I just returned from a terrific visit to my homeland of southwestern Pennsylvania, one of the nation's hotbed areas for hydraulic fracturing. Recent news out of Pennsylvania has a distinctly Tocquevillian tone, I think, so I decided to share it.
This is not a blog either defending or attacking the extraction of natural gas through the method of fracking. This is a note about local authority and the nurturing of citizenship.
Last winter the centralized government of Pennsylvania decided that zoning for fracking was too important to be left to local authorities and wiped out the right of local areas to create their own zoning laws when it comes to this practice. A Commonwealth Court overturned this "Act 13" recently, though the Governor has vowed that he will appeal that decision. The state, and the industry, argue for the need for centralized and uniform regulations. The Court argued that to allow the state to intervene in such a zoning issue will effectively eliminate all restraints on state power over such traditionally local decisions.
What would Tocqueville have to say?
Tocqueville argued very strongly that vibrant local authority was s key to the preservation of American liberty. His history shows American society growing up and out from the local authority rather than being handed down from a centralized government. This "direction" in his history/ sociology is very important and contains numerous policy and philosophical implications that I don't have time for here.
But he goes even further. He argues that it is in local politics, towns in particular, that free people learn how to be free. "Town institutions are to liberty," he says, "what primary schools are to knowledge; they put it within the grasp of the people; they give them a taste of its peaceful practice and accustom them to its use" (102). Summarizing his ideas he says it is in such local institutions where the American "gathers clear and practical ideas about the nature of his duties as well as the extent of his rights" (114).
Again, this note is not about fracking or economics and related questions can be debated. But, Tocqueville, I think, teaches that in terms of nurturing citizens and preparing them for liberty, the right decision is to leave such decisions to the local authorities. If local governments don't have power over such important things as what types of businesses will be permitted in their community and what type of environmental damage might be prohibited, what would encourage citizens to be engaged? Why would the best in our communities want to run for office or show up at town hall meetings if they could only influence the leash laws or garbage routes?

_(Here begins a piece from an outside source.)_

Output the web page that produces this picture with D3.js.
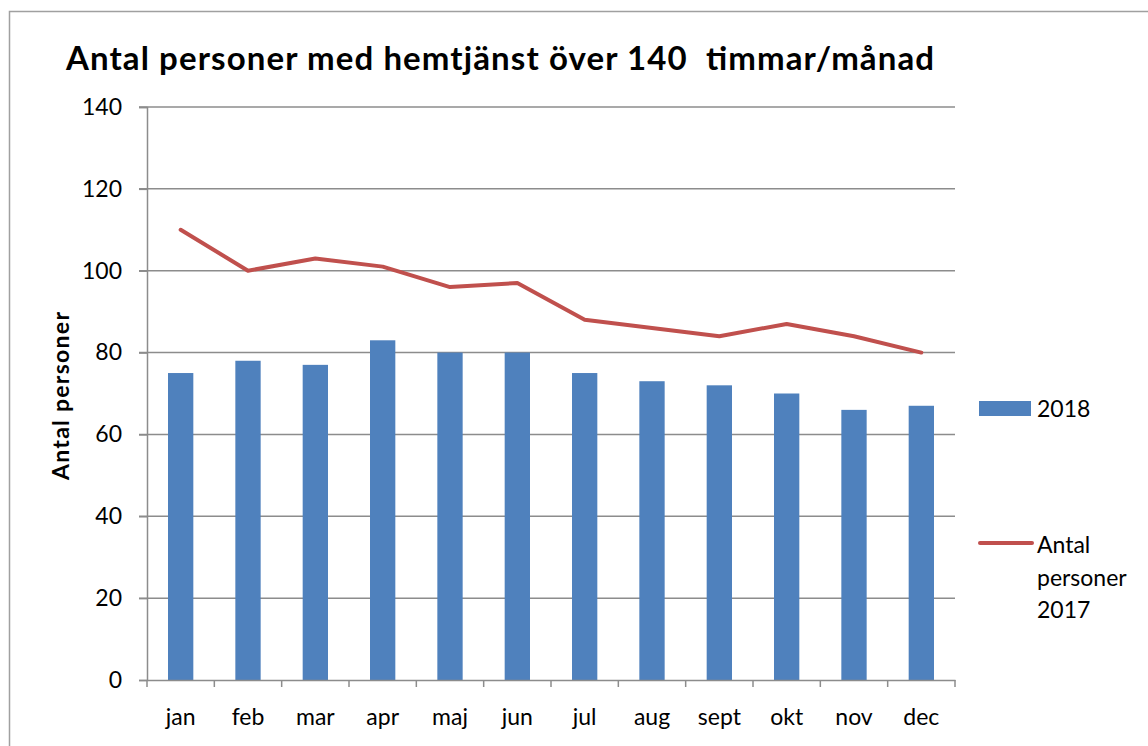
<!DOCTYPE html>
<html>
<head>
<meta charset="utf-8">
<script src="https://cdn.jsdelivr.net/npm/d3@7"></script>
<style>
  body { margin: 0; background: #fff; }
  text { font-family: Lato, 'Open Sans', sans-serif; fill: #000; }
</style>
</head>
<body>
<svg class="chartContainer" width="1148" height="746"></svg>
<script>
const months = ['jan', 'feb', 'mar', 'apr', 'maj', 'jun', 'jul', 'aug', 'sept', 'okt', 'nov', 'dec']
const values2018 = [75, 78, 77, 83, 80, 80, 75, 73, 72, 70, 66, 67]
const values2017 = [110, 100, 103, 101, 96, 97, 88, 86, 84, 87, 84, 80]
const yTicks = [0, 20, 40, 60, 80, 100, 120, 140]
const title = 'Antal personer med hemtjänst över 140  timmar/månad'

const margin = { top: 107, right: 193, bottom: 66, left: 147 }
const width = 1148
const height = 746
const innerWidth = width - margin.left - margin.right
const innerHeight = height - margin.top - margin.bottom
const gridColor = '#8c8c8c'

const svg = d3.select('svg.chartContainer')

// outer frame (runs off the right and bottom edges)
svg.append('path')
  .attr('d', `M9.5,${height}V11.5H${width}`)
  .attr('fill', 'none')
  .attr('stroke', '#a0a0a0')
  .attr('stroke-width', 1.5)

const g = svg.append('g')
  .attr('transform', `translate(${margin.left},${margin.top})`)

const x = d3.scaleBand()
  .domain(months)
  .range([0, innerWidth])
  .paddingInner(0.624)
  .paddingOuter(0.312)

const xCat = d3.scaleBand().domain(months).range([0, innerWidth])

const y = d3.scaleLinear()
  .domain([0, 140])
  .range([innerHeight, 0])

// grid lines
g.append('g')
  .selectAll('line')
  .data(yTicks.filter(d => d > 0))
  .join('line')
  .attr('x1', -8).attr('x2', innerWidth)
  .attr('y1', d => y(d)).attr('y2', d => y(d))
  .attr('stroke', gridColor)
  .attr('stroke-width', 1.5)

// bars
g.append('g')
  .selectAll('rect')
  .data(months)
  .join('rect')
  .attr('x', (d) => x(d))
  .attr('width', x.bandwidth())
  .attr('y', (d, i) => y(values2018[i]))
  .attr('height', (d, i) => innerHeight - y(values2018[i]))
  .attr('fill', '#4f81bd')

// line
const line = d3.line()
  .x((d, i) => xCat(months[i]) + xCat.bandwidth() / 2)
  .y((d) => y(d))

g.append('path')
  .datum(values2017)
  .attr('d', line)
  .attr('fill', 'none')
  .attr('stroke', '#c0504d')
  .attr('stroke-width', 4)
  .attr('stroke-linejoin', 'round')
  .attr('stroke-linecap', 'round')

// y axis
const yAxis = d3.axisLeft(y).tickValues(yTicks).tickSize(8).tickPadding(17)
const yG = g.append('g').call(yAxis)
yG.select('.domain').attr('stroke', gridColor).attr('stroke-width', 1.5)
yG.selectAll('.tick line').attr('stroke', gridColor).attr('stroke-width', 1.5)
yG.selectAll('.tick text').attr('font-size', 23).attr('font-family', 'Lato').attr('fill', '#000')

// x axis
const xAxis = d3.axisBottom(xCat).tickSize(0).tickPadding(29)
const xG = g.append('g').attr('transform', `translate(0,${innerHeight})`).call(xAxis)
xG.select('.domain').attr('stroke', gridColor).attr('stroke-width', 1.5)
xG.selectAll('.tick text').attr('font-size', 23).attr('font-family', 'Lato').attr('fill', '#000')
xG.selectAll('line.sep')
  .data(d3.range(months.length + 1))
  .join('line')
  .attr('class', 'sep')
  .attr('x1', (d) => d * xCat.step()).attr('x2', (d) => d * xCat.step())
  .attr('y1', 0).attr('y2', 7)
  .attr('stroke', gridColor)
  .attr('stroke-width', 1.5)

// title
svg.append('text')
  .attr('x', 66).attr('y', 70)
  .attr('font-size', 33)
  .attr('font-weight', 'bold')
  .attr('textLength', 868)
  .attr('lengthAdjust', 'spacing')
  .style('white-space', 'pre')
  .text(title)

// y axis title
svg.append('text')
  .attr('transform', `translate(69, 396) rotate(-90)`)
  .attr('text-anchor', 'middle')
  .attr('font-size', 23)
  .attr('font-weight', 'bold')
  .attr('textLength', 168)
  .attr('lengthAdjust', 'spacing')
  .text('Antal personer')

// legend
const legend = svg.append('g').attr('transform', 'translate(979, 0)')
legend.append('rect')
  .attr('x', 0).attr('y', 401)
  .attr('width', 52).attr('height', 15)
  .attr('fill', '#4f81bd')
legend.append('text')
  .attr('x', 58).attr('y', 417)
  .attr('font-size', 23)
  .text('2018')
legend.append('line')
  .attr('x1', 1).attr('x2', 53)
  .attr('y1', 543).attr('y2', 543)
  .attr('stroke', '#c0504d')
  .attr('stroke-width', 4)
  .attr('stroke-linecap', 'round')
legend.append('text')
  .attr('font-size', 23)
  .selectAll('tspan')
  .data(['Antal', 'personer', '2017'])
  .join('tspan')
  .attr('x', 58)
  .attr('y', (d, i) => 553 + i * 32.5)
  .text(d => d)
</script>
</body>
</html>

Whatever its other merits, it seems to me the Court's decision was the right one from the Tocquevillian perspective and the state of Pennsylvania is thinking more about economics and jobs than it is about citizens and liberty. If you had to choose, would you choose to have more jobs or to have more informed, engaged, and empowered citizens who know their duties and their rights? Which would George Washington or Thomas Jefferson prefer?